At one point I set myself the task of creating the perfect banana bread but I was quickly humbled once I realised that Milli Taylor had already done just that with her BBBB: Brown Butter Banana Bread.
In Milli’s own words: “[It] took me 2.5 years to get it [right]… It might be the best recipe I’ve ever developed and [it] shows what can happen when you spend proper time on something”.
She’s right: it does show — this is a knockout cake. Plus, it’s a recipe that offers an insight into three ways that you can upgrade almost any cake — tips that I hope will embolden you to tweak your favourite recipes!
Love,
Alexina
Coming up on Small Wins — A simple formula for soup, the anatomy of a ragu + the best hot chocolate in the world
For my Small Wins+ community — This month it’s all about potatoes! The potato variety that gives Maris Pipers a run for their money, my 7 tips for the best roast potatoes, perfectly fluffy mash for any occasion + much more. Next month? I’m tackling chicken! Become a paid subscriber to get access.
SPIKE THE CAKE + OTHER UPGRADES
Three things we can learn from Milli’s recipe that will make many cakes better:
Brown the butter
Sprinkle the demerara
Spike the cake
Let’s get into these in more detail.
Brown the butter
This is a step that’s worth considering for any cake or cookie where you want to increase the depth and complexity of flavour. When you brown butter the milk solids become toasted (it’s the Maillard reaction!) and this contributes a caramelised sweetness and subtle umami flavour. It’s a profile that pairs particularly well with autumnal vibes — nuts, chocolate, pumpkin, pears, plums.
Before we get into the practical ‘how’ of using brown butter in cakes, it’s useful to know that butter is roughly 80% fat, 18% water and 2% milk solids, but it also contains a lot of air (which has been uniformly distributed through the churning process).

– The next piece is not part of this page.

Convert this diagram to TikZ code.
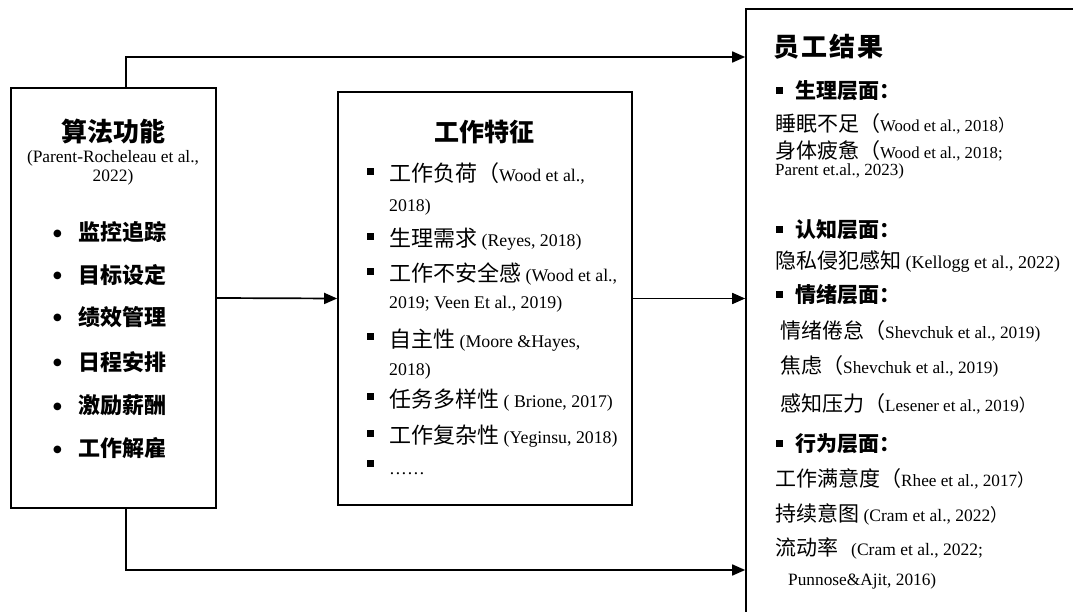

This means that when you brown butter, two things happen:
The water evaporates off
The air suspended in the butter is released
The implications of this are:
You will need to add that lost moisture back in
You may need to incorporate additional air or lightness into your bake (i.e. via mechanical or chemical leaveners)
Let’s get into how to do this.
If making a recipe that uses melted butter or oil
This is a straight sub. Just make sure that you weigh/measure out your brown butter after it’s cooked. So if a recipe calls for “150g butter, melted” or “150g melted butter”, you’ll want to replace that with 150g of browned butter (not 150g butter, browned). Make sense?

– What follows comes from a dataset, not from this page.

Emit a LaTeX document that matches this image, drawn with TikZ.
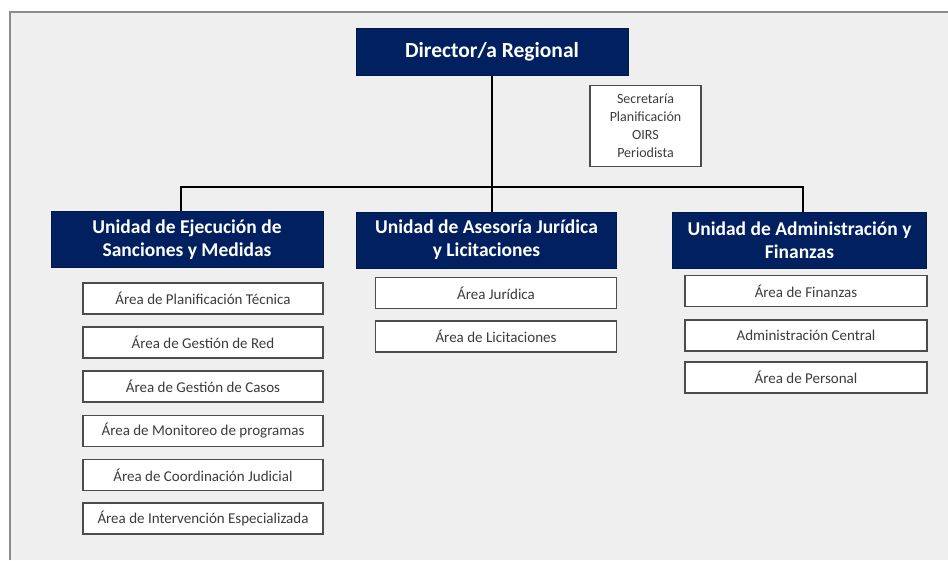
\documentclass[tikz,border=0pt]{standalone}
\usepackage{fontspec}
\setmainfont{Carlito}
\definecolor{navy}{RGB}{0,32,96}
\definecolor{bgray}{RGB}{239,239,239}
\definecolor{txtgray}{RGB}{60,60,60}
\begin{document}
\begin{tikzpicture}[x=1pt,y=-1pt,
  head/.style={draw=navy!80!black,line width=1pt,fill=navy,text=white,font=\bfseries\fontsize{19.5}{23}\selectfont,align=center,inner sep=0pt},
  sub/.style={draw=black!70,line width=1.3pt,fill=white,text=txtgray,font=\fontsize{15}{17}\selectfont,inner sep=0pt,minimum height=31,align=center},
  link/.style={draw=black,line width=2pt}]
\useasboundingbox (0,0) rectangle (948,560);
\fill[white] (0,0) rectangle (948,560);
\fill[bgray] (10,12) rectangle (948,560);
\draw[black!45,line width=2pt] (10,560) -- (10,12) -- (948,12);
% top
\node[head,minimum width=272,minimum height=47,font=\bfseries\fontsize{21.5}{24}\selectfont] (dir) at (492,51.5) {Director/a Regional};
\node[sub,minimum width=111,minimum height=81,font=\fontsize{14}{18}\selectfont] (sec) at (645.5,126) {Secretaría\\Planificación\\OIRS\\Periodista};
% units
\node[head,minimum width=272,minimum height=56] (uL) at (187,239.5) {Unidad de Ejecución de\\Sanciones y Medidas};
\node[head,minimum width=260,minimum height=56] (uM) at (486.5,240) {Unidad de Asesoría Jurídica\\y Licitaciones};
\node[head,minimum width=254,minimum height=56] (uR) at (799.5,240) {Unidad de Administración y\\Finanzas};
% connectors
\coordinate (busL) at (181,187);
\coordinate (busR) at (803,187);
\coordinate (busM) at (dir.south |- busL);
\draw[link] (dir.south) -- (busM);
\draw[link] (busL |- uL.north) -- (busL) -- (busR) -- (busR |- uR.north);
\draw[link] (busM) -- (busM |- uM.north);
% left subs
\node[sub,minimum width=240] (l1) at (203,298.5) {Área de Planificación Técnica};
\node[sub,minimum width=240] (l2) at (203,342.5) {Área de Gestión de Red};
\node[sub,minimum width=240] (l3) at (203,386.5) {Área de Gestión de Casos};
\node[sub,minimum width=240] (l4) at (203,431) {Área de Monitoreo de programas};
\node[sub,minimum width=240] (l5) at (203,475) {Área de Coordinación Judicial};
\node[sub,minimum width=240] (l6) at (203,518.5) {Área de Intervención Especializada};
% middle subs
\node[sub,minimum width=241] (m1) at (496,293) {Área Jurídica};
\node[sub,minimum width=241] (m2) at (496,336.5) {Área de Licitaciones};
% right subs
\node[sub,minimum width=242] (r1) at (806,291) {Área de Finanzas};
\node[sub,minimum width=242] (r2) at (806,335.5) {Administración Central};
\node[sub,minimum width=242] (r3) at (806,377.5) {Área de Personal};
\end{tikzpicture}
\end{document}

What this means in practice is that you’ll need to start with around 15-20% more butter (i.e. 175/180g), to ensure that you end up with at least 150g of browned butter in the end.

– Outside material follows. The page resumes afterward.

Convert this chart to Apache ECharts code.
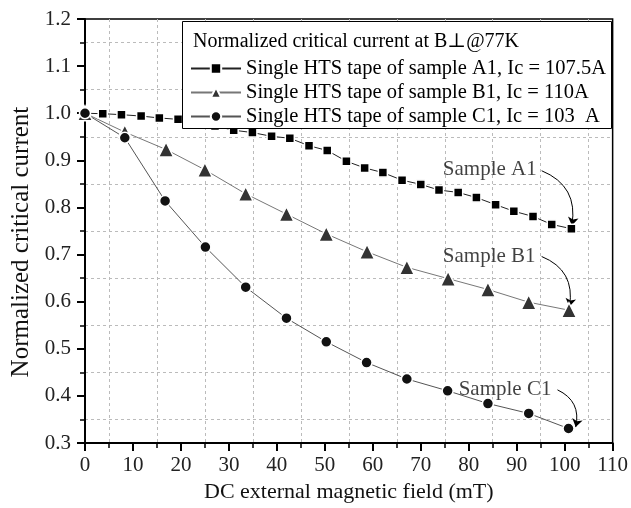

If making a recipe that uses softened butter
Follow the guidelines above, but allow the browned butter to solidify before using — this will enable you to cream together the butter and sugar as you normally would, or rub it into flour when making biscuits/cookies.
You will need to counteract the loss of moisture by adding 1 tbsp of milk or cream for every 120g or so of browned butter. Simply incorporate it at the time that makes the most sense — for a cake, I would fold it through at the end; for biscuits/cookies I might add it at the same time as the eggs.
You may also want to add a touch more baking powder to provide some additional lightness — just be sure to not exceed 7% total baking powder in cakes and 2% total in cookies*.
*These are baker’s percentages, so we’re talking about baking powder as a % of the total flour quantity in the recipe.
Speaking of brown butter! The brilliant
just shared a recipe for Brown Butter Lemonies and was clear that, when testing them, the version with brown butter was the clear winner. it’s true: brown butter makes everything (okay, most things) better .Sprinkle the demerara
This is a fantastically easy way to add a bit of interest and sparkle to rustic cakes (e.g. loaf cakes, cakes with fruit baked into them etc.) or flaky pastry-based treats (e.g. apple pie, eccles cakes, a galette). Demerara sugar doesn’t fully melt in the oven so it creates this crackly texture that adds a bit of dimension. (This is not something to do when making a light sponge to use in a layer cake or a swiss roll. )
Spike the cake
A lot of the best cakes have a slug of alcohol in them: Milli’s banana bread is a case in point, as is this, and this, and this, and the Pineapple, Rum & Liquorice Upside-Down Cake in my cookbook Bitter (p.228 — or feel free to drop me a message and I’ll send it to you!).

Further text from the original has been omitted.